Bodied nous questionne sur les mots, leur sens, leur portée suivant leur contexte, leur auteur et la personne qui les reçoit. La thèse d’Adam à l’origine de sa volonté de rencontrer Behn Grymm (Jackie Long) repose notamment sur l’étude de l’utilisation et la portée du mot « nègre ». Ce jeu extrêmement ludique sur les mots culmine dans une scène très réussie ou chaque rappeur prend la place de son adversaire pour se clasher lui-même, le coréen et la noire américaine utilisant les pires stéréotypes sur leur communauté.
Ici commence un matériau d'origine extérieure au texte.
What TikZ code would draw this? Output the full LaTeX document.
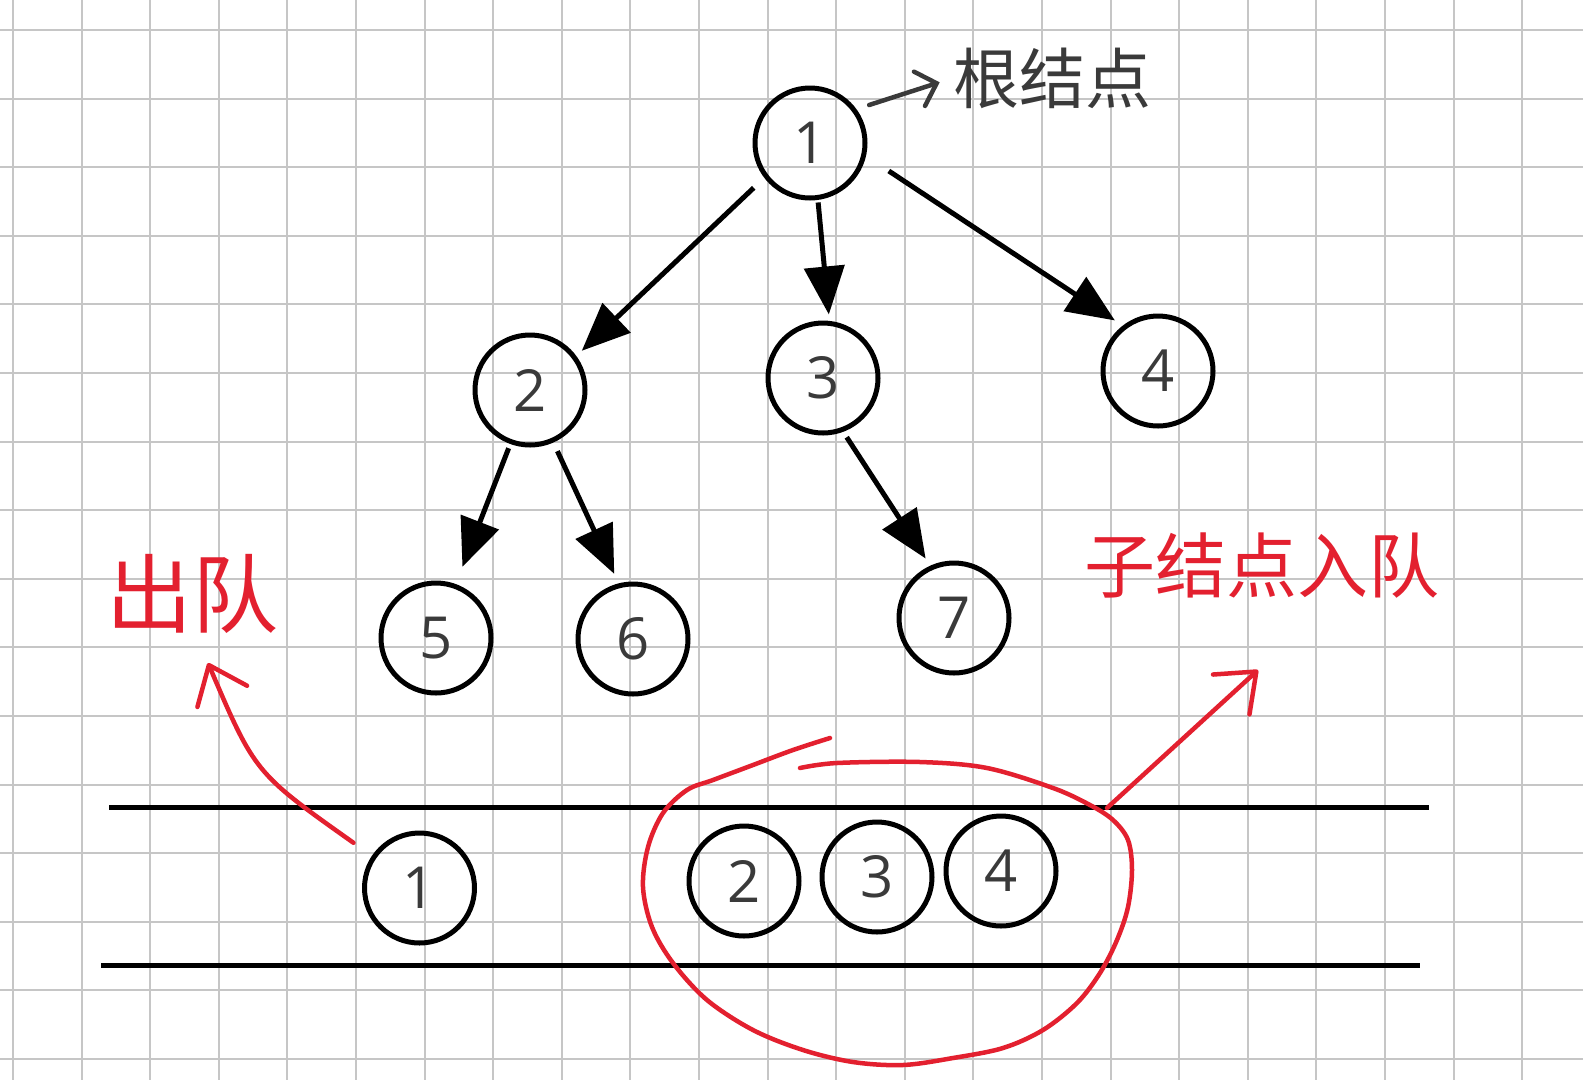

En plus de ce jeu sur les mots, Bodied pose aussi la question du regard, des stéréotypes et s’amuse à retourner l’opinion même que l’on peut se faire de ses personnages avant que le récit ne vienne gratter le vernis et révéler leur vraie nature. Même dans l’opposition fondamentale entre Adam et sa fiancée Maya (Rory Uphold), caricature de Social Justice Warrior, présentée comme la voix de la bien-pensance, enfermée dans un schéma de pensée et des préjugés la rendant totalement hermétique à cette culture de la battle rap faite de répliques offensantes, Bodied se révèle plus subtil qu’il n’y paraît et n’hésite pas à rendre assez antipathique son personnage principal si positif et sympathique au début du récit. Tout au long du film, Kahn trouve un équilibre assez miraculeux entre un ton très rentre dedans, transgressif, qui n’épargne personne et un ton plus léger lié aux personnalités de ses protagonistes, à leur capacité à l’auto-dérision, à rire et se jouer de l’image qu’ils peuvent renvoyer. Bodied ne s’embarrasse pas de bonnes manières ou de happy end. Seuls comptent le message qu’il veut délivrer, l’énergie qu’il veut transmettre porté par un casting qui prend un plaisir contagieux à interpréter ces personnages versatiles mais terriblement attachants.